Your task. Filter this data down to the lines that hold "with", and copy them.

○ ○ ○ ○ ○ ○ ○

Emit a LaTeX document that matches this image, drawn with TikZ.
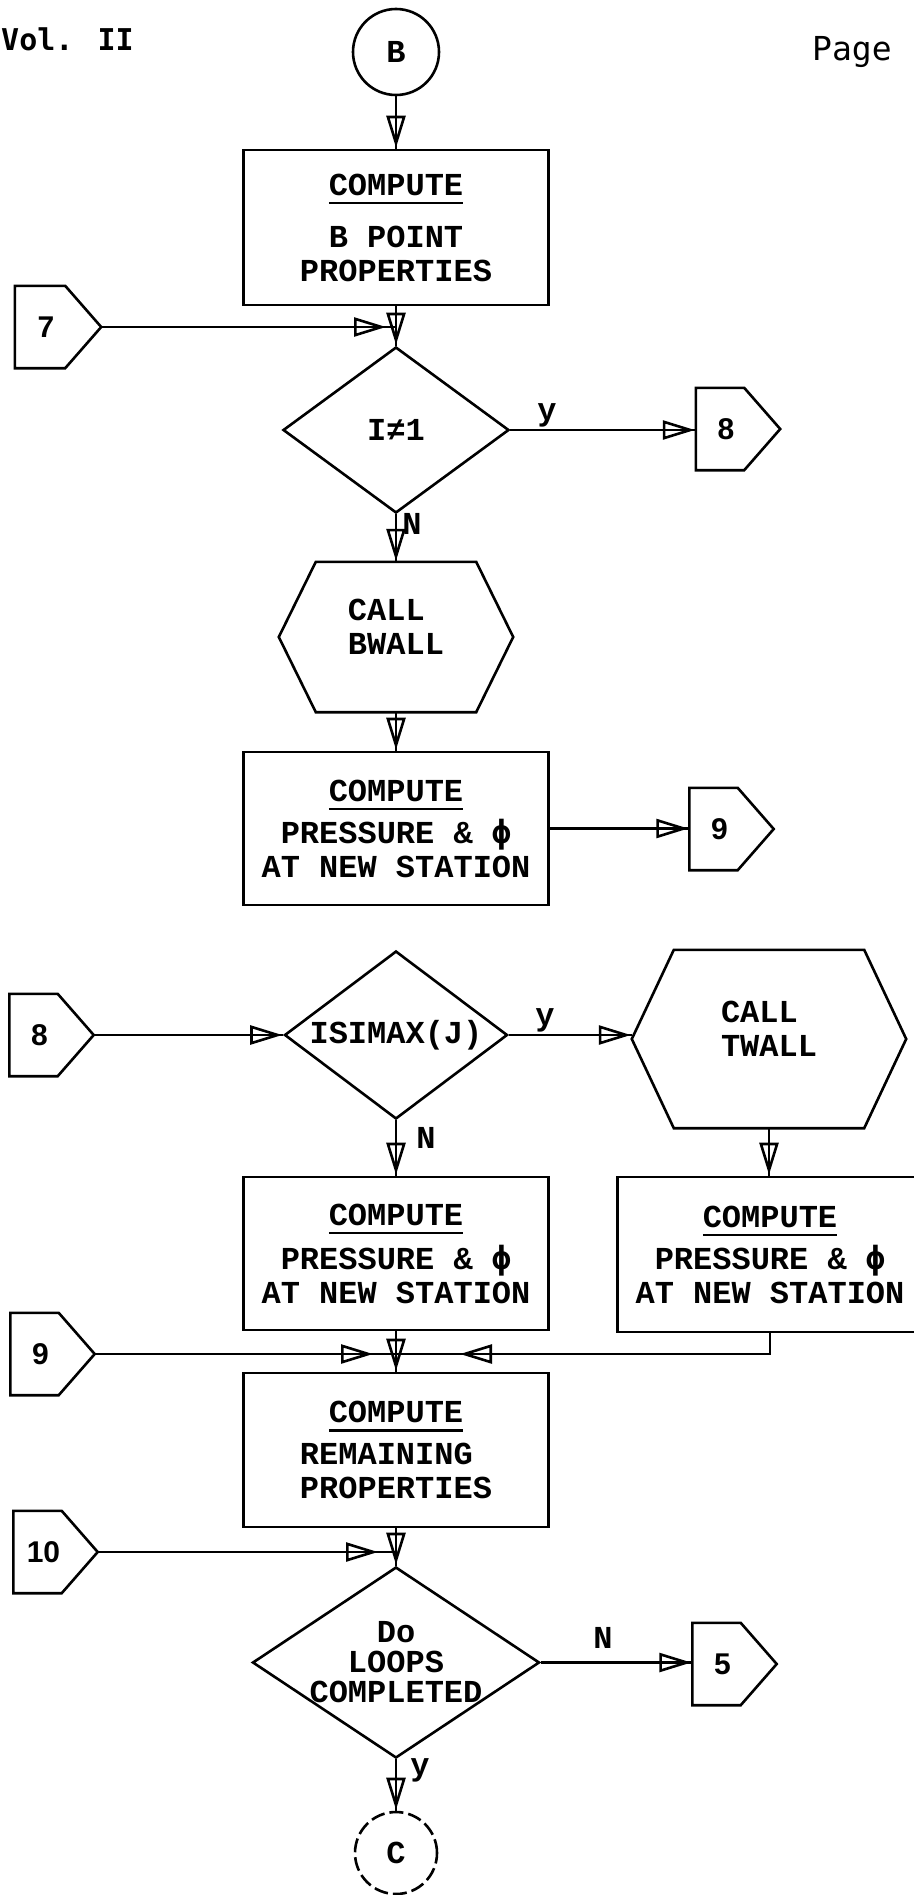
\documentclass[tikz,border=0pt]{standalone}
\usepackage{fontspec}
\setmonofont{Liberation Mono}
\newfontfamily\hdrfont{DejaVu Sans Mono}
\newfontfamily\digfont{Liberation Sans}
\newfontfamily\phfont{DejaVu Sans Mono}
\usetikzlibrary{shapes.geometric, arrows.meta, decorations.markings, calc}
\newcommand\myul[1]{\setbox0=\hbox{#1}\rlap{\rule[-9pt]{\wd0}{2.4pt}}\box0}
\newcommand\offdraw[1]{\draw[ln] (#1.north west) -- ([xshift=-36pt]#1.north east) -- (#1.east) -- ([xshift=-36pt]#1.south east) -- (#1.south west) -- cycle;}
\newcommand\hexdraw[2]{\draw[ln] (#1.west) -- ([xshift=#2]#1.north west) -- ([xshift=-#2]#1.north east) -- (#1.east) -- ([xshift=-#2]#1.south east) -- ([xshift=#2]#1.south west) -- cycle;}
\tikzset{
  ln/.style={line width=2.6pt, draw=black},
  txt/.style={font=\fontsize{32}{34}\selectfont\ttfamily\bfseries, text=black},
  boxn/.style={rectangle, draw, line width=2.6pt, minimum width=305pt, minimum height=154pt, inner sep=0pt, align=center, txt},
  dia/.style={diamond, draw, line width=2.6pt, inner sep=0pt},
  cir/.style={circle, draw, line width=2.6pt, inner sep=0pt, txt},
  frame/.style={rectangle, inner sep=0pt},
  offp/.style={frame, minimum width=84pt, minimum height=82pt, label={[dig, xshift=-12pt]center:#1}},
  dig/.style={font=\fontsize{30}{32}\selectfont\digfont\bfseries, text=black},
  arr/.style={postaction={decorate}, decoration={markings, mark=at position -#1 with {\arrow{Triangle[open, length=32pt, width=19pt, line width=2.6pt]}}}},
  arr/.default=1pt
}
\begin{document}
\begin{tikzpicture}[x=1pt,y=-1pt]
\useasboundingbox (0,0) rectangle (913,1895);
\fill[white] (0,0) rectangle (913,1895);
% header
\node[anchor=base west, inner sep=0pt, font=\fontsize{30}{30}\selectfont\hdrfont\bfseries] (vol) at (1,50) {Vol. II};
\node[anchor=base west, inner sep=0pt, font=\fontsize{33}{33}\selectfont\hdrfont] (pg) at (812,60) {Page};
% nodes
\node[cir, minimum size=86pt] (B) at (396,52) {B};
\node[boxn, minimum height=155pt] (b1) at (396,227.5) {\myul{COMPUTE}\\[18pt]B POINT\\PROPERTIES};
\node[offp=7, minimum width=86pt] (c7) at (58,327) {};
\coordinate (j1) at (396,327);
\node[dia, minimum width=226pt, minimum height=166pt, label={[txt]center:I≠1}] (d1) at (396,430) {};
\node[offp=8] (c8r) at (738,429) {};
\node[frame, minimum width=234pt, minimum height=150pt, label={[txt, align=left, yshift=10pt]center:CALL\\BWALL}] (bw) at (396,637) {};
\node[boxn, minimum height=153pt] (b2) at (396,828.5) {\myul{COMPUTE}\\[8pt]PRESSURE \& {\phfont ϕ}\\AT NEW STATION};
\node[offp=9] (c9r) at (731.5,829) {};
\node[offp=8] (c8l) at (51.5,1035) {};
\node[dia, minimum width=223pt, minimum height=168pt, label={[txt]center:ISIMAX(J)}] (d2) at (396,1035) {};
\node[frame, minimum width=274pt, minimum height=178pt, label={[txt, align=left, yshift=10pt]center:CALL\\TWALL}] (tw) at (769,1039) {};
\node[boxn, minimum height=153pt] (b3) at (396,1253.5) {\myul{COMPUTE}\\[10pt]PRESSURE \& {\phfont ϕ}\\AT NEW STATION};
\node[boxn, minimum height=155pt] (b4) at (770,1254.5) {\myul{COMPUTE}\\[8pt]PRESSURE \& {\phfont ϕ}\\AT NEW STATION};
\node[offp=9] (c9l) at (52.5,1354) {};
\coordinate (j2) at (396,1354);
\node[boxn] (b5) at (396,1450) {\myul{COMPUTE}\\[8pt]REMAINING\phantom{X}\\PROPERTIES};
\node[offp=10] (c10) at (55.5,1552) {};
\coordinate (j3) at (396,1552);
\node[dia, minimum width=287pt, minimum height=191pt, label={[txt, align=center, font=\fontsize{32}{30}\selectfont\ttfamily\bfseries]center:Do\\LOOPS\\COMPLETED}] (d3) at (396,1662.5) {};
\node[offp=5] (c5) at (734.5,1664) {};
\node[cir, minimum size=82pt, dash pattern=on 14pt off 5pt] (C) at (396,1853) {C};
% shapes drawn around frames
\offdraw{c7}
\offdraw{c8r}
\offdraw{c9r}
\offdraw{c8l}
\offdraw{c9l}
\offdraw{c10}
\offdraw{c5}
\hexdraw{bw}{37pt}
\hexdraw{tw}{42pt}
% connectors
\draw[ln, arr] (B) -- (b1);
\draw[ln, arr] (b1) -- (d1);
\draw[ln, arr=10pt] (c7.east) -- (j1);
\draw[ln, arr] (d1.east) -- (d1.east -| c8r.west);
\draw[ln, arr] (d1) -- (bw);
\draw[ln, arr] (bw) -- (b2);
\draw[ln, arr] (b2.east) -- (b2.east -| c9r.west);
\draw[ln, arr] (c8l.east) -- (c8l.east -| d2.west);
\draw[ln, arr] (d2.east) -- (d2.east -| tw.west);
\draw[ln, arr] (d2) -- (b3);
\draw[ln, arr] (tw.south) -- (tw.south |- b4.north);
\draw[ln, arr=23pt] (c9l.east) -- (j2);
\draw[ln, arr=64pt] (b4.south) -- (b4.south |- j2) -- (j2);
\draw[ln, arr] (b3) -- (b5);
\draw[ln, arr=18pt] (c10.east) -- (j3);
\draw[ln, arr] (b5) -- (d3);
\draw[ln, arr] (d3.east) -- (d3.east -| c5.west);
\draw[ln, arr] (d3) -- (C);
% connector labels
\node[txt] (ly1) at (547,415) {y};
\node[txt] (ln1) at (412,524) {N};
\node[txt] (ly2) at (545,1020) {y};
\node[txt] (ln2) at (426,1138) {N};
\node[txt] (ln3) at (603,1638) {N};
\node[txt] (ly3) at (420,1770) {y};
\end{tikzpicture}
\end{document}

○ ○ ○ ○ ○ ○ ○

Output.
Emit a LaTeX document that matches this image, drawn with TikZ.
  arr/.style={postaction={decorate}, decoration={markings, mark=at position -#1 with {\arrow{Triangle[open, length=32pt, width=19pt, line width=2.6pt]}}}},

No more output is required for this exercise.